Yukio Mishima on his writing style:
"My ideal style would have had the grave beauty of polished wood in the entrance hall of a samurai mansion on a winter's day."
Dude was really messed up. This is how you end up committing seppuku and inspiring generations of malcontents into general dickishness.
Me, I want my writing to have the low-gravitas feel of a McMansion.

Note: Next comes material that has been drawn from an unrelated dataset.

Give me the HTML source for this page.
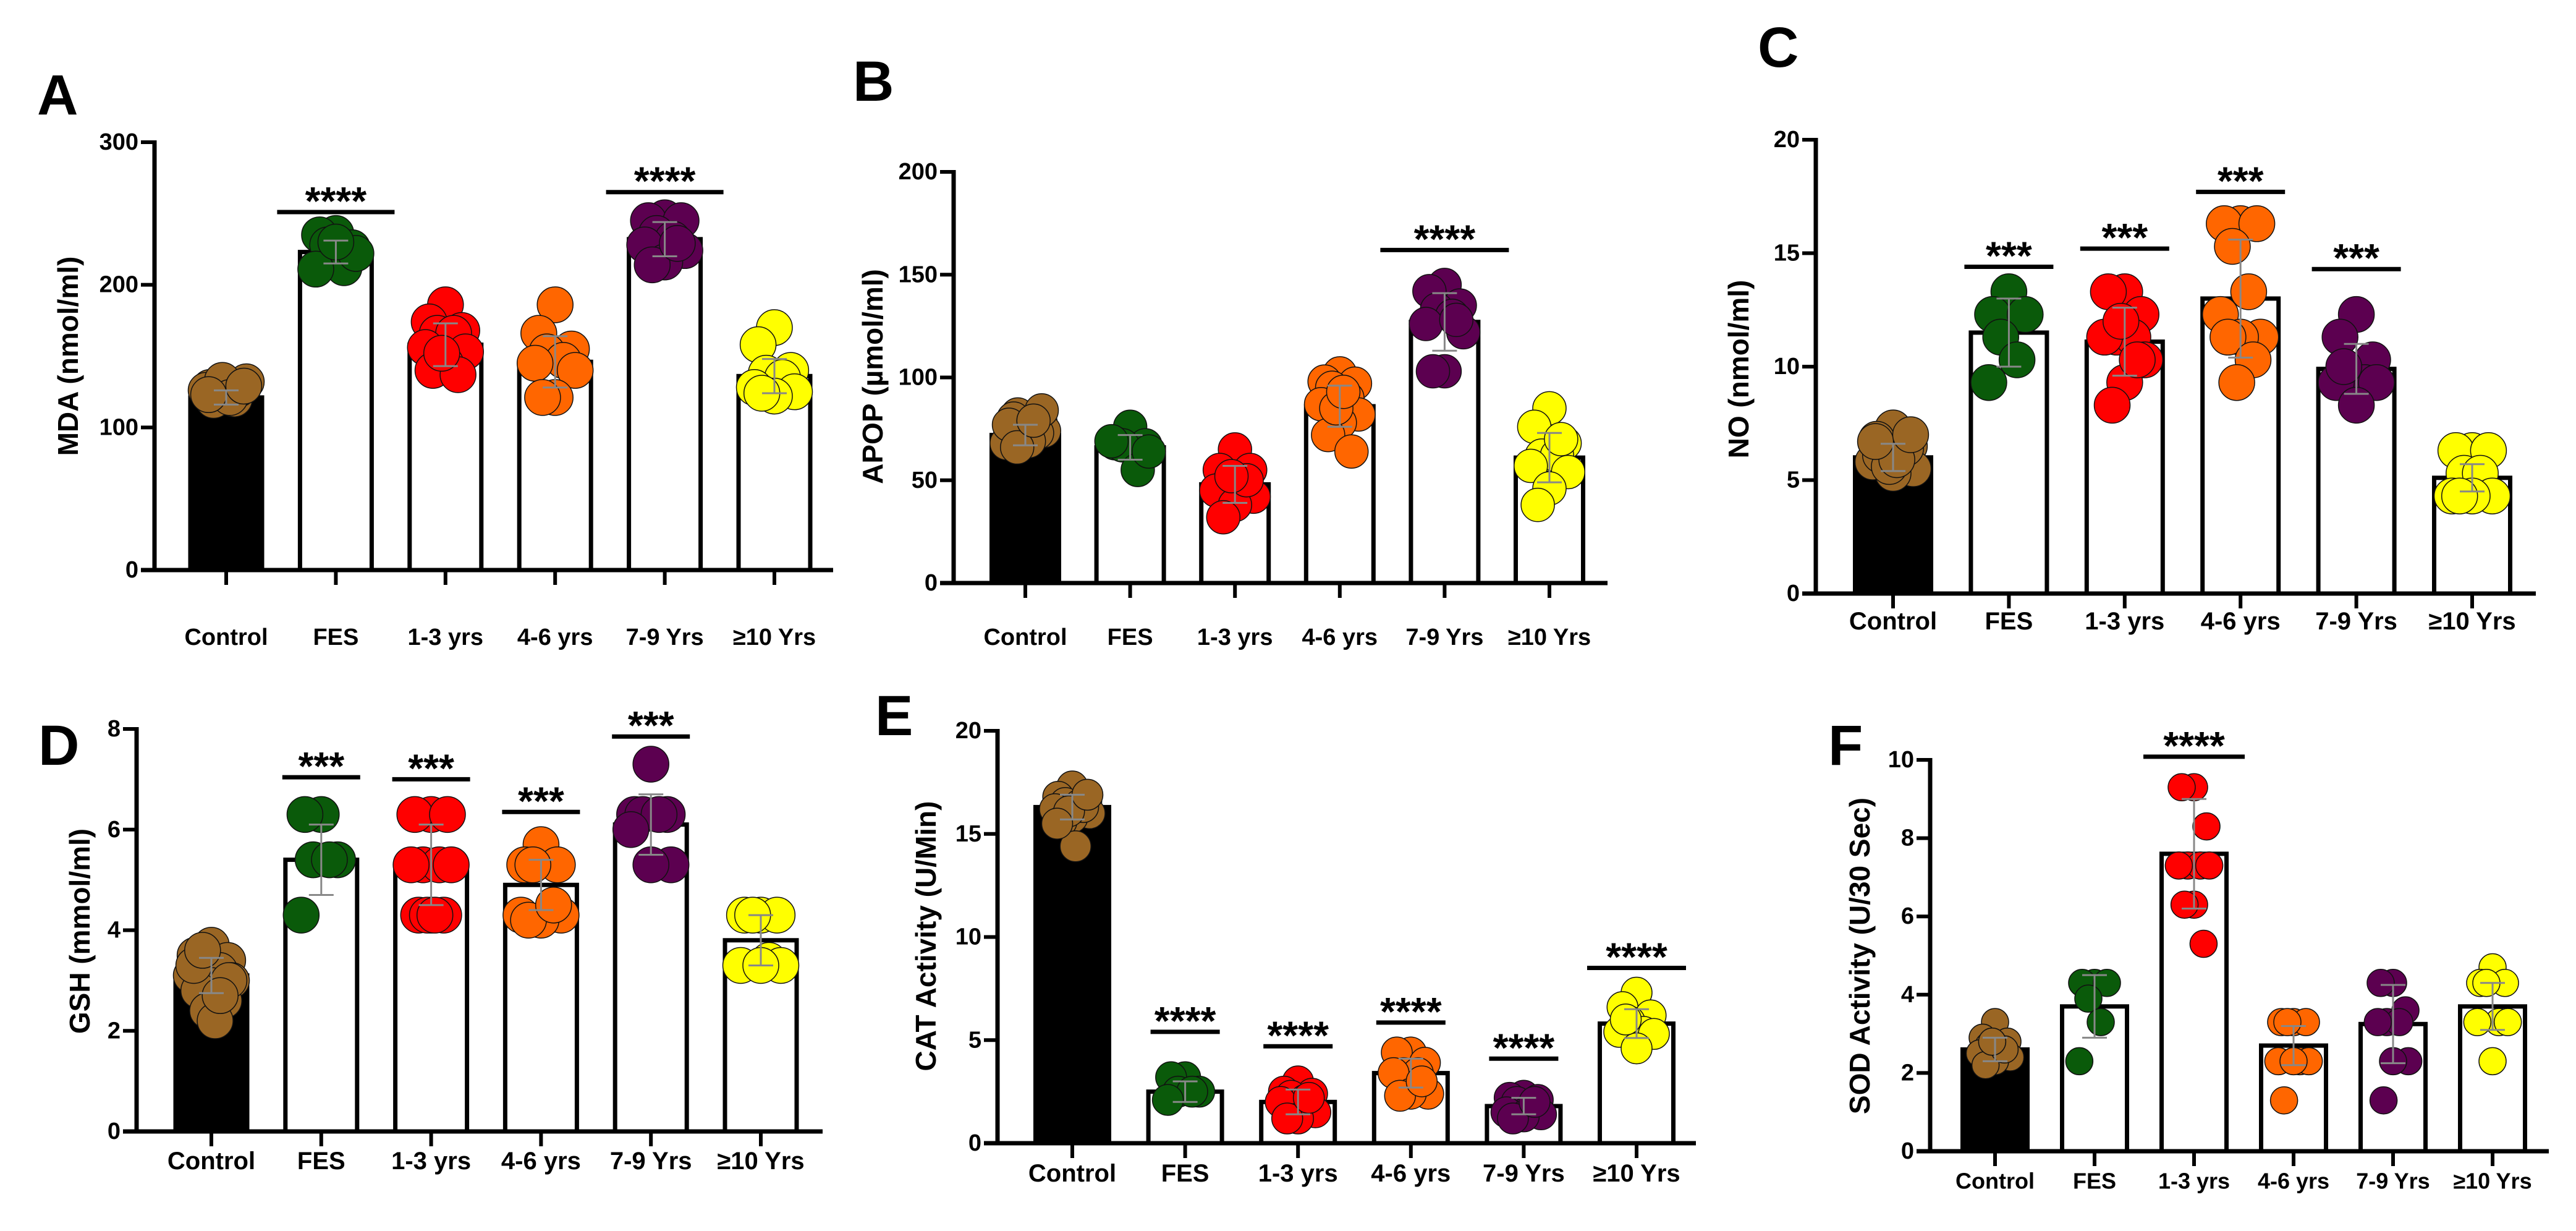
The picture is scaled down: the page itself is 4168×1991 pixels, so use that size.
<!DOCTYPE html>
<html><head><meta charset="utf-8"><style>
html,body{margin:0;padding:0;background:#fff}
svg{display:block}
text{font-family:"Liberation Sans",sans-serif;font-weight:bold;fill:#000}
</style></head><body>
<svg id="fig" xmlns="http://www.w3.org/2000/svg" width="4168" height="1991" viewBox="0 0 4168 1991"></svg>
<script>
const categories = ["Control","FES","1-3 yrs","4-6 yrs","7-9 Yrs","≥10 Yrs"];
const colors = ["#9a6624","#0a5a0a","#ff0000","#ff6600","#5c0050","#ffff00"];

// Panel A: MDA
const meansA = [121,223,158,146,232,136];
const sdA = [5,8,15,18,12,12];
const dotsA = [[125,128,130,122,120,126,132,124,119,127,133,121,123,129],[236,235,226,228,212,211,222,230],[186,174,168,166,166,156,153,145,140,137,152],[186,166,155,153,147,145,140,121,121],[247,245,245,236,232,228,224,216,214,229],[170,158,140,138,135,128,125,122,124]];
const sigA = [[1,251,"****"],[4,265,"****"]];
const ticksA = [0,100,200,300];

// Panel B: APOP
const meansB = [72,66,48,86,127,61];
const sdB = [5,6,9,10,14,12];
const dotsB = [[70,75,78,82,72,68,74,76,80,73,71,69,77,84,66,79],[76,68,67,67,55,69,64],[65,55,55,48,45,45,42,38,32,50,52],[102,98,97,95,90,87,82,78,72,64,85,93],[145,142,135,133,130,126,122,103,103,128],[85,76,68,62,62,57,54,46,38,70]];
const sigB = [[4,162,"****"]];
const ticksB = [0,50,100,150,200];

// Panel C: NO
const meansC = [6.0,11.5,11.1,13.0,9.9,5.1];
const sdC = [0.6,1.5,1.5,2.6,1.1,0.6];
const dotsC = [[7.3,6.8,6.5,6.2,6.0,5.8,5.5,5.3,6.1,6.4,5.6,5.9,6.7,7.0],[13.3,12.3,12.3,11.3,10.3,9.3],[13.3,13.3,12.3,11.3,11.3,11.3,10.3,9.3,8.3,10.3,12.0],[16.3,16.3,16.3,15.3,13.3,12.3,11.3,11.3,11.3,10.3,9.3],[12.3,11.3,10.3,9.3,9.3,9.3,9.3,8.3,10.0],[6.3,6.3,6.3,5.3,5.3,4.3,4.3,4.3,4.3]];
const sigC = [[1,14.4,"***"],[2,15.2,"***"],[3,17.7,"***"],[4,14.3,"***"]];
const ticksC = [0,5,10,15,20];

// Panel D: GSH
const meansD = [3.1,5.4,5.3,4.9,6.1,3.8];
const sdD = [0.35,0.7,0.8,0.5,0.6,0.5];
const dotsD = [[3.7,3.5,3.4,3.3,3.2,3.1,3.0,2.9,2.8,2.6,2.4,2.2,3.3,3.0,3.6,2.7],[6.3,6.3,5.4,5.4,5.4,4.3],[6.3,6.3,6.3,5.3,5.3,5.3,5.3,4.3,4.3,4.3,4.3,4.3],[5.7,5.3,5.3,5.3,4.3,4.3,4.3,4.2,4.2,4.5],[7.3,6.3,6.3,6.3,6.3,6.0,5.3,5.3],[4.3,4.3,4.3,4.3,3.4,3.3,3.3,3.3]];
const sigD = [[1,7.04,"***"],[2,7.0,"***"],[3,6.35,"***"],[4,7.85,"***"]];
const ticksD = [0,2,4,6,8];

// Panel E: CAT
const meansE = [16.3,2.5,2.0,3.4,1.8,5.8];
const sdE = [0.6,0.5,0.6,0.7,0.4,0.7];
const dotsE = [[17.3,16.8,16.6,16.5,16.4,16.2,16.0,15.8,15.6,16.3,16.1,14.4,15.5,16.9],[3.2,3.2,2.5,2.5,2.5,2.1],[3.0,2.5,2.4,2.3,2.1,2.0,1.5,1.2,1.2,2.2],[4.4,4.4,3.9,3.4,3.4,3.4,2.4,2.4,2.3,3.0],[2.3,2.2,2.1,2.0,1.7,1.5,1.4,1.3,1.2,2.0],[7.3,6.6,6.2,5.9,5.4,5.4,5.3,4.6,6.0]];
const sigE = [[1,5.4,"****"],[2,4.7,"****"],[3,5.85,"****"],[4,4.1,"****"],[5,8.5,"****"]];
const ticksE = [0,5,10,15,20];

// Panel F: SOD
const meansF = [2.6,3.7,7.6,2.7,3.25,3.7];
const sdF = [0.3,0.8,1.4,0.5,1.0,0.6];
const dotsF = [[3.3,2.9,2.8,2.7,2.6,2.5,2.4,2.3,2.2,2.6,2.8],[4.3,4.3,4.3,3.9,3.3,2.3],[9.3,9.3,8.3,7.3,7.3,7.3,7.3,6.3,6.3,5.3],[3.3,3.3,3.3,3.3,2.3,2.3,2.3,2.3,1.3],[4.3,4.3,3.6,3.3,3.3,3.3,2.3,2.3,1.3],[4.7,4.3,4.3,4.3,3.3,3.3,3.3,2.3]];
const sigF = [[2,10.08,"****"]];
const ticksF = [0,2,4,6,8,10];

const NS = "http://www.w3.org/2000/svg";
const svg = document.getElementById("fig");
function mk(tag, attrs, parent){
  const e = document.createElementNS(NS, tag);
  for (const k in attrs) e.setAttribute(k, attrs[k]);
  (parent||svg).appendChild(e);
  return e;
}
const jit = [0,-1.3,1.3,-0.65,0.65,-1.6,1.6,0,-1,1,-0.3,0.3,-1.4,1.4,-0.7,0.7];

function panel(L, means, sd, dots, sig, ticks){
  const g = mk("g", {});
  
  
  const max = ticks[ticks.length-1];
  const yS = v => L.y0 - (L.y0 - L.yTop) * v / max;
  const xS = i => L.c0 + i * L.dc;
  const lt = mk("text", {x:L.lx, y:L.ly, "font-size":92}, g);
  lt.textContent = L.letter;
  
  
  const tt = mk("text", {x:L.tx, y:L.ty, "font-size":46, "text-anchor":"middle", "dominant-baseline":"central", transform:`rotate(-90 ${L.tx} ${L.ty})`}, g);
  tt.textContent = L.title;
  
  
  means.forEach((m, i) => {
    const top = yS(m);
    const b = mk("rect", {x:xS(i)-L.bw/2, y:top, width:L.bw, height:L.y0-top,
      fill: i===0 ? "#000" : "#fff", stroke:"#000", "stroke-width":7}, g);
    
    
  });
  dots.forEach((arr, i) => {
    arr.forEach((v, k) => {
      const c = mk("circle", {cx:xS(i) + jit[k % jit.length] * L.r * 0.7, cy:yS(v), r:L.r,
        fill:colors[i], stroke:"#111", "stroke-width":1.5}, g);
      
      
    });
  });
  means.forEach((m, i) => {
    const x = xS(i), a = yS(m + sd[i]), b = yS(m - sd[i]);
    const e = mk("path", {d:`M${x} ${a}V${b}M${x-20} ${a}H${x+20}M${x-20} ${b}H${x+20}`, stroke:"#888", "stroke-width":3, fill:"none"}, g);
    
    
  });
  const ya = mk("path", {d:`M${L.ax} ${L.yTop-3}V${L.y0}`, stroke:"#000", "stroke-width":7, fill:"none"}, g);
  
  
  const xa = mk("path", {d:`M${L.ax-22} ${L.y0}H${L.xEnd}`, stroke:"#000", "stroke-width":7, fill:"none"}, g);
  
  
  ticks.forEach(t => {
    const y = yS(t);
    mk("path", {d:`M${L.ax-22} ${y}H${L.ax}`, stroke:"#000", "stroke-width":6}, g);
    const tx = mk("text", {x:L.ax-26, y:y, "font-size":38, "text-anchor":"end", "dominant-baseline":"central"}, g);
    tx.textContent = t;
    
    
  });
  categories.forEach((c, i) => {
    const x = xS(i);
    mk("path", {d:`M${x} ${L.y0}V${L.y0+24}`, stroke:"#000", "stroke-width":6}, g);
    const tx = mk("text", {x:x, y:L.labY, "font-size":L.lf, "text-anchor":"middle", "dominant-baseline":"central"}, g);
    tx.textContent = c;
    
    
  });
  sig.forEach(s => {
    const x = xS(s[0]), y = yS(s[1]);
    const hw = (s[0] === 5 && L.letter === "E") ? 80 : L.sh;
    const ln = mk("path", {d:`M${x-hw} ${y}H${x+hw}`, stroke:"#000", "stroke-width":7}, g);
    
    
    const st = mk("text", {x:x, y:y+4, "font-size":64, "text-anchor":"middle"}, g);
    st.textContent = s[2];
    
    
  });
}

panel({letter:"A", lx:60, ly:185, title:"MDA (nmol/ml)", tx:110, ty:576, ax:250, yTop:230, y0:922, xEnd:1348, c0:366, dc:177.4, bw:116, r:29, labY:1031, lf:38, sh:95}, meansA, sdA, dotsA, sigA, ticksA);
panel({letter:"B", lx:1380, ly:163, title:"APOP (µmol/ml)", tx:1412, ty:609, ax:1543, yTop:278, y0:943, xEnd:2601, c0:1659, dc:169.6, bw:109, r:27, labY:1031, lf:38, sh:104}, meansB, sdB, dotsB, sigB, ticksB);
panel({letter:"C", lx:2844, ly:108, title:"NO (nmol/ml)", tx:2813, ty:597, ax:2938, yTop:226, y0:960, xEnd:4103, c0:3063, dc:187.4, bw:123, r:29, labY:1005, lf:40, sh:72}, meansC, sdC, dotsC, sigC, ticksC);
panel({letter:"D", lx:62, ly:1237, title:"GSH (mmol/ml)", tx:129, ty:1506, ax:221, yTop:1179, y0:1830, xEnd:1331, c0:342, dc:177.8, bw:116, r:29, labY:1878, lf:40, sh:63}, meansD, sdD, dotsD, sigD, ticksD);
panel({letter:"E", lx:1416, ly:1189, title:"CAT Activity (U/Min)", tx:1498, ty:1514, ax:1614, yTop:1182, y0:1849, xEnd:2744, c0:1735, dc:182.6, bw:119, r:25, labY:1898, lf:40, sh:56}, meansE, sdE, dotsE, sigE, ticksE);
panel({letter:"F", lx:2958, ly:1237, title:"SOD Activity (U/30 Sec)", tx:3009, ty:1546, ax:3123, yTop:1229, y0:1862, xEnd:4124, c0:3228, dc:161, bw:105, r:22, labY:1910, lf:36, sh:82}, meansF, sdF, dotsF, sigF, ticksF);
</script>
</body></html>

The point about postures and truths is an interesting insight though. I’m content to leave truths requiring a disciplined military bearing to others. The truths that concern me are the ones that can only be glimpsed when you’re slouching about mediocrely, whining and complaining
Gravitas inhibits your ability to see more than undignified weakness though
He walked in beauty, of the might
of faultless poise, and sightless eyes;
And the cutting edge of endless night,
met his belly — now dead he lies
With apologies to Lord Byron
Have you actually read with serious attention any of his novels? Or stories? Pontificating tweetstorms and parodic verse don't really cut it. Even biographers who don't buy into his beliefs have no trouble admitting he had a keen sensibility. His eyes were anything but sightless.
I’m sure he was a remarkable writer given he was in contention for a Nobel, though not to my taste. I’m not commenting on his literary work but his life history, and politics, which are of a very familiar type.
So that would be a no, then.
Tbh I'm glad he's still such a flashpoint for debate. I'm currently writing an essay about him. One of the things that my editor and I discussed at the pitching stage was the ongoing relevance of Mishima's life and work.
FWIW, Mishima was in fact slated to win the Nobel in 1968, according to reports, but in the end the committee swerved to an older Japanese writer, Kawabata, reasoning that Mishima (then in his early forties) was young enough to wait a few more years. Little did they know.